Posts for: February, 2015
When you have your teeth bleached in a dental office, the results almost seem like magic. Let's push aside the magician's cape and see what is really happening in professionally-applied, in-office tooth whitening.
How do teeth become discolored?
A tooth's enamel covering is mostly composed of mineral crystals. At a microscopic level, you can see a framework or matrix of organic (living) matter interspersed between the crystals of enamel creating a very irregular surface capable of retaining stains. Chromagenic (color generating) organic compounds can become part of this organic matrix resulting in tooth staining. They can be bleached without affecting the mineral structure of the tooth's enamel.
As people get older and their teeth wear, the enamel loses its youthful translucency and the underlying layer, called dentin, thickens and becomes more yellow. Such changes to the actual tooth structure are called intrinsic staining. Other causes of intrinsic discoloration are exposure to high levels of fluoride or tetracycline antibiotic administration during childhood, tooth decay, or root canal problems, among others. Discoloration can also be caused by external staining from certain foods, drinks, or tobacco products. Such surface stains are called extrinsic staining.
Behind the Magic
Materials used for tooth bleaching are hydrogen peroxide and carbamide peroxide. Peroxides are commonly used as bleach, and you may have seen them used as hair bleaches, for example. Hydrogen peroxide is a strong oxidizing agent that attacks the organic molecules responsible for tooth discoloration, bleaching them until they lose their color. Carbamide peroxide also contains urea, which is a compound that permits the peroxide to remain in contact with the teeth for longer amounts of time without harming them.
Often called power bleaching, the in-office technique uses a high concentration of peroxide solution (35-45% hydrogen peroxide), placed directly on the teeth in the form of a gel. A heat or light source may enhance the peroxide release. The gel is applied with trays custom fitted to your mouth, and specific barriers are applied to protect sensitive gum tissue from the solution. Results show teeth becoming up to ten shades lighter in about an hour.
In-office bleaching under the supervision of my staff and me is recommended if you have severely stained teeth, and particularly if you are about to have veneers or crowns made. It's a way to rediscover the pearly translucency of your youthful smile.

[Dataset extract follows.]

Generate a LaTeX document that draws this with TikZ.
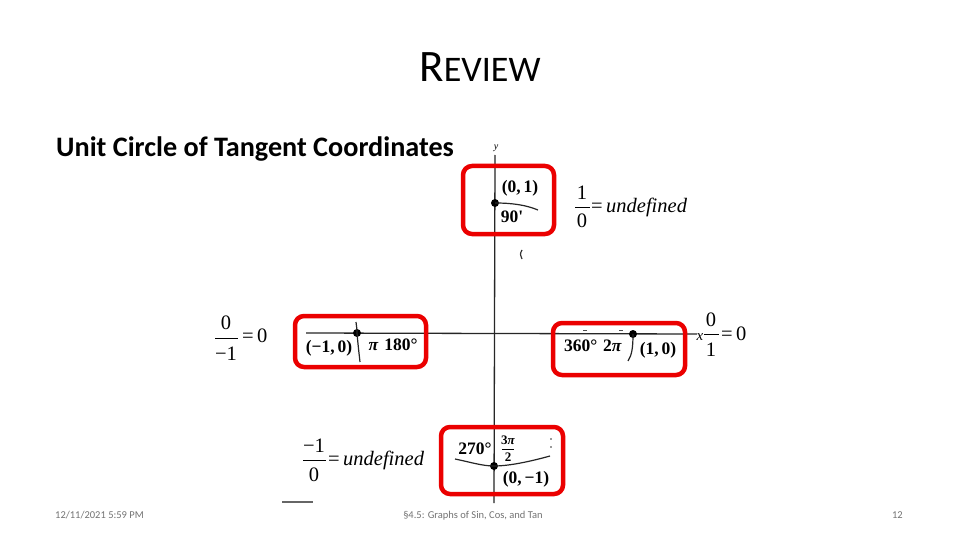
\documentclass[tikz,border=0pt]{standalone}
\usepackage{fontspec}
\setmainfont{Carlito}
\newfontfamily\scanfont{Liberation Serif}
\begin{document}
\begin{tikzpicture}[x=1pt,y=-1pt,
  redbox/.style={draw=red!92!black,line width=4.5pt,rounded corners=9pt},
  axis/.style={draw=black!85,line width=1.3pt},
  arcline/.style={draw=black!85,line width=1.2pt},
  fracbar/.style={draw=black,line width=0.9pt},
  dot/.style={circle,fill=black,inner sep=0pt,minimum size=8pt},
  lbl/.style={font=\scanfont\bfseries\fontsize{17.5}{19}\selectfont,inner sep=0pt},
  small/.style={font=\scanfont\bfseries\fontsize{13}{14}\selectfont,inner sep=0pt},
  eqt/.style={font=\scanfont\fontsize{20.5}{24}\selectfont,inner sep=0pt},
  foot/.style={font=\fontsize{10.5}{12}\selectfont,text=black!55,inner sep=0pt}]
\useasboundingbox (0,0) rectangle (960,540);
\fill[white] (0,0) rectangle (960,540);

% title and subtitle
\node[anchor=base,inner sep=0pt,font=\fontsize{45}{50}\selectfont] (title) at (480,82) {R{\fontsize{36}{40}\selectfont EVIEW}};
\node[anchor=base west,inner sep=0pt,font=\bfseries\fontsize{28.2}{32}\selectfont] (sub) at (56,157) {Unit Circle of Tangent Coordinates};

% axes
\coordinate (ytop) at (495,155);
\coordinate (ybot) at (494,503);
\coordinate (xl) at (306,333);
\coordinate (xr) at (697,334);
\draw[axis] (ytop) -- (ybot);
\draw[axis] (xl) -- (xr);
\node[font=\scanfont\itshape\fontsize{10}{11}\selectfont,inner sep=0pt] (ylab) at (496,148) {y};
\node[font=\scanfont\itshape\fontsize{15}{16}\selectfont,inner sep=0pt] (xlab) at (700,337) {x};

% points on the unit circle
\node[dot] (p90) at (495,203) {};
\node[dot] (p180) at (357,333) {};
\node[dot] (p0) at (633,334) {};
\node[dot] (p270) at (494,466) {};

% arcs of the circle
\draw[arcline] (p90.center) .. controls (512,203) and (526,205) .. (538,210);
\draw[arcline] (356,322) .. controls (357,330) .. (p180.center) .. controls (358,345) and (359,353) .. (360,362);
\draw[arcline] (p0.center) .. controls (633,347) and (632,355) .. (628,361);
\draw[arcline] (455,459) .. controls (470,462) and (482,466) .. (p270.center) .. controls (510,466) and (532,461) .. (550,456);

% small scan marks
\draw[line width=1.2pt,black!80] (522,250) .. controls (520,254) .. (522,259);
\draw[line width=0.8pt,black!70] (583,330) -- (587,330);
\draw[line width=0.8pt,black!70] (619,330) -- (623,330);
\fill[black!80] (551,439) circle (0.9pt);
\fill[black!80] (551,447) circle (0.9pt);
\draw[line width=1.2pt,black!60] (282,502) -- (313,502);

% labels in the boxes
\node[lbl] (l01) at (520,188) {(0,\,1)};
\node[lbl] (l90) at (512,217) {90'};
\node[lbl] (lm10) at (329,348) {(−1,\,0)};
\node[lbl] (l180) at (393,345) {\textit{π}\,\,180°};
\node[lbl] (l360) at (593,346) {360°\,\,2\textit{π}};
\node[lbl] (l10) at (658,350) {(1,\,0)};
\node[lbl] (l270) at (475,449) {270°};
\node[small] (l3pi) at (508,440) {3\textit{π}};
\node[small] (l2) at (508,457) {2};
\draw[fracbar,line width=0.8pt] (502,449) -- (514,449);
\node[lbl] (l0m1) at (526,479) {(0,\,−1)};

% red boxes
\draw[redbox] (463,166) rectangle (554,234);
\draw[redbox] (295,316) rectangle (426,367);
\draw[redbox] (553,323) rectangle (685,375);
\draw[redbox] (441,427) rectangle (563,494);

% equation 1/0 = undefined
\node[eqt] (n1) at (582,193) {1};
\node[eqt] (d1) at (582,221) {0};
\draw[fracbar] (575,207) -- (590,207);
\node[eqt,anchor=west] (u1) at (591,207) {=\,\textit{undefined}};

% equation 0/-1 = 0
\node[eqt] (n2) at (226,323) {0};
\node[eqt] (d2) at (226,354) {−1};
\draw[fracbar] (215,338) -- (238,338);
\node[eqt,anchor=west] (u2) at (242,336) {=\,0};

% equation 0/1 = 0
\node[eqt] (n3) at (711,320) {0};
\node[eqt] (d3) at (711,350) {1};
\draw[fracbar] (704,334) -- (719,334);
\node[eqt,anchor=west] (u3) at (721,334) {=\,0};

% equation -1/0 = undefined
\node[eqt] (n4) at (314,446) {−1};
\node[eqt] (d4) at (314,475) {0};
\draw[fracbar] (303,460) -- (326,460);
\node[eqt,anchor=west] (u4) at (328,460) {=\,\textit{undefined}};

% footer
\node[foot,anchor=base west] (date) at (55,518) {12/11/2021 5:59 PM};
\node[foot,anchor=base] (sect) at (473,518) {§4.5: Graphs of Sin, Cos, and Tan};
\node[foot,anchor=base east] (page) at (903,518) {12};
\end{tikzpicture}
\end{document}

Not long ago, Glee star Lea Michele had all of her wisdom teeth removed. This is a very common procedure that people in their twenties, like Michele, often undergo to prevent serious dental problems down the road. The actress found that the procedure really was actually not very difficult to tolerate.
“Feeling all better from my surgery!” she tweeted to fans a few days later. “Back to work tomorrow.”
Why do wisdom teeth so often cause problems? For one thing, they come in years later than the other 28 permanent teeth — usually between the ages of 17 and 25. By that time, there is often no room in the jaw to accommodate them. As man has evolved, the jaws have actually become smaller in size — often creating a lack of space for the wisdom teeth to erupt into proper position. If wisdom teeth become blocked (impacted) by other molars that are already there, infection and damage to neighboring teeth may result.
Sometimes the wisdom teeth themselves cause the problem by growing in at an odd angle. They push against other teeth, often compromising the adjacent tooth's supporting bone. While you would think pain would occur if any of these problems were present, that does not always alert us to a wisdom-tooth problem. It's usually diagnosed with the help of x-rays.
Wisdom tooth extraction is often performed in the dental office using a local anesthetic (numbing shot) to keep you from experiencing any pain, along with conscious sedation to help you relax. The type of anesthesia that's best for you will be determined before the procedure.
After we gently remove the tooth or teeth, you may need to have the site sutured (stitched) to promote healing. You will rest for a short time before going home, and may need to have someone drive you, depending on what type of anesthesia you were given.
Once you get home, you should apply an ice pack on the outside of your cheek for about five minutes on, five minutes off for as many hours as possible to help reduce any postoperative swelling on the first day. Starting on the second day, the warm moist heat of a washcloth placed on the cheek and hot salt water rinses will make you more comfortable. You may want to eat soft foods and brush your teeth very carefully during the recovery period, which lasts only a few days as Lea Michele discovered. Before you know it, you'll be “feeling all better!”